The Education of Fredrick Fitzell : prisonniers du temps
Dylan O’Brien est perdu, et nous aussi, entre différents niveaux de réalité et de souvenirs dans ce thriller lourdingue.
Après la bonne impression laissée par le chouette post-apo Love and Monsters sur Netflix, il nous tardait de découvrir sur Prime le nouveau film fantastique porté par Dylan O’Brien, acteur bien plus charismatique et intéressant à suivre que la plupart des bellâtres au physique éternellement juvénile ayant explosé grâce aux dystopies pour ados, cinématographiques ou télévisuelles (dans son cas, la trilogie Le Labyrinthe). Réalisé par Christopher McBride, Flashback – pompeusement retitré The Education of Fredrick Fitzell en France -, fait partie de ces films-puzzle qui veulent nous faire douter de la réalité qui nous entoure en même temps que son héros, catapulté dans son propre passé pour lever le voile sur une disparition mystérieuse. Chassant aussi bien sur les terres du Christopher Nolan de Memento et Inception, que d’Eternal Sunshine of the spotless mind et Brick, Flashback est une œuvre sous influence(s) qui fascine un temps… avant de s’effondrer sur elle-même.
Le temps, une réalité toute relative
Fred (Dylan O’Brien, donc) est un informaticien trentenaire qui réalise pas à pas le rêve de tout cadre blanc occidental, à savoir s’installer avec sa jolie femme Karen (Hannah Gross) dans un appartement luxueux, décrocher un job juteux dans le marketing et faire des enfants. Fred n’est pourtant pas heureux et vit mal l’hospitalisation de sa mère, atteinte de la maladie d’Alzheimer. Des flashes de son passé l’assaillent et prennent plus d’ampleur lorsqu’il retombe sur un ami d’enfance, un petit voyou nommé Sebastian (Emory Cohen, vu dans Detour et Brooklyn). Fred se remémore les soirées où ils ont expérimenté une puissante drogue, la Mercury, en compagnie d’une fille blonde, Cindy (Maika « It Follows » Monroe, évanescente à bon escient), qui a disparu brutalement de leur vie, sans explication. Fred l’avait oublié.
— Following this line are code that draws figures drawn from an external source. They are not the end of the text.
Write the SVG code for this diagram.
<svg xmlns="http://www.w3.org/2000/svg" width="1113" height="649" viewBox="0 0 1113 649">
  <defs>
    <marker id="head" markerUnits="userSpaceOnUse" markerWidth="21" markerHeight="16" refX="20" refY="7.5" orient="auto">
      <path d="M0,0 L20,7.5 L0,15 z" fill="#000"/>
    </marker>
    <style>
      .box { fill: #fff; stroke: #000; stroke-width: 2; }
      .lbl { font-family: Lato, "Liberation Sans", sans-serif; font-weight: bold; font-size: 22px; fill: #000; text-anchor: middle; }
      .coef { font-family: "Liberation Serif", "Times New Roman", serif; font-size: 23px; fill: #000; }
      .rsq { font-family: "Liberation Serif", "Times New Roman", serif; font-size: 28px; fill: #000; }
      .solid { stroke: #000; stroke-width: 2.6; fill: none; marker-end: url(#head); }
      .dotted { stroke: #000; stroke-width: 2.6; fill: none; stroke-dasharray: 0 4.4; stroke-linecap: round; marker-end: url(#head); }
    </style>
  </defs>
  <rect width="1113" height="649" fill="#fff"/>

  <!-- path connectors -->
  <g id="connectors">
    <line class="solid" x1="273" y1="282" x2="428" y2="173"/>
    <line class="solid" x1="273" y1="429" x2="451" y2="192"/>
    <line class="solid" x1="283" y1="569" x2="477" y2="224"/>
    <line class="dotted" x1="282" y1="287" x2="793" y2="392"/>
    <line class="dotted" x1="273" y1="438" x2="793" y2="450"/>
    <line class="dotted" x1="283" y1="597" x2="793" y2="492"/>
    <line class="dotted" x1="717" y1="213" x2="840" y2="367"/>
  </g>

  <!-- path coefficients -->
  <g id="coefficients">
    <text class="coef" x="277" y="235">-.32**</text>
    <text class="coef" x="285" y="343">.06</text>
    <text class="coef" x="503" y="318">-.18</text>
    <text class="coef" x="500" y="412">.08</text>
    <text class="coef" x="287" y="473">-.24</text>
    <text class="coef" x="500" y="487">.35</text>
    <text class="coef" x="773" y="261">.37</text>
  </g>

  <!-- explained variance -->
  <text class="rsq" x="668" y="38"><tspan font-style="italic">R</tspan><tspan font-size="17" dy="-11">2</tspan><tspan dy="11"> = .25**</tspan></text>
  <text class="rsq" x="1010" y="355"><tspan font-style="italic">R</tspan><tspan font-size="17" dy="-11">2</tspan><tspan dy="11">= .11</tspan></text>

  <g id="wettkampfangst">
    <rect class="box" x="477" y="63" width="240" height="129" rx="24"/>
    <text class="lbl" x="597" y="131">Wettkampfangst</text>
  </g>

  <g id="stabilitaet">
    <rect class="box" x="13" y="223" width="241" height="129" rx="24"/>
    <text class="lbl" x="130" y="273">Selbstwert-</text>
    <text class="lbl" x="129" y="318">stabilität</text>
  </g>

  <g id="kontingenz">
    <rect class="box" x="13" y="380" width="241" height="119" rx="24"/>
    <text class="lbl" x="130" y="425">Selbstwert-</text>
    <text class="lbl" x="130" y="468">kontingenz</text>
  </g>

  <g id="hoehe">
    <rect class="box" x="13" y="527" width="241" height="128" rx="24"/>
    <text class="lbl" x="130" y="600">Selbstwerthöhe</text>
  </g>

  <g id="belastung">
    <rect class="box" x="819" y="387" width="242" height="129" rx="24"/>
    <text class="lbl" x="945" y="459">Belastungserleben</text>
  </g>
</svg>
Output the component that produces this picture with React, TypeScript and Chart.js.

Où est-elle ? Qu’est-il arrivé ? Le jeune homme va devoir trouver des réponses dans l’exploration de son passé, qui ressemble de plus en plus à une réalité alternative…
« Le Matthew McConaughey de True Detective pourrait débarquer en voix off et parler de « time is a flat circle » ! »
Typiquement le genre de projet qui donne son maximum pour vous happer dans son univers sans avoir pour autant les armes pour récompenser votre attention, Flashback déroule dans sa première demi-heure une histoire intrigante, suggérant que les obsessions tenaces qui font vaciller l’existence de Fred résultent d’un black-out massif dû à une drogue expérimentale. Enquêter sur son passé en se projetant littéralement dans ses souvenirs, tout en brodant une ambiance de film noir post-adolescent, est un prétexte narratif idéal pour tester tous les artifices de mise en scène possibles. Et de ce côté-là, Christopher McBride lâche effectivement les chevaux : il triture les vitesses de défilement, nous bombarde d’images psychédéliques, superpose visages et décors à la moindre occasion et fait tourner la caméra sur elle-même à peu près aussi vite que votre cerveau à la fin d’une soirée arrosée. Le film ne se repose jamais : au contraire, il amplifie notre sentiment de perdition à mesure que Fred pense résoudre le mystère Cindy. La blonde vaporeuse existe-t-elle vraiment ? Est-elle coincée dans une faille temporelle ? Dans un autre parcours de vie ? Flashback ose construire dans son dernier tiers une forme d’explication intenable (les différentes existences possibles du héros pourraient se dérouler simultanément), quittant toute réalité tangible pour empiler des fins successives déroutantes. Le Matthew McConaughey de True Detective pourrait débarquer en voix off et parler de « time is a flat circle » ! Flashback se termine dans la confusion la plus totale en justifiant ses premières images, sans que l’on soit plus avancé ou satisfait sur le sens de ce qu’on vient de voir. Grandes idées, exécution ratée.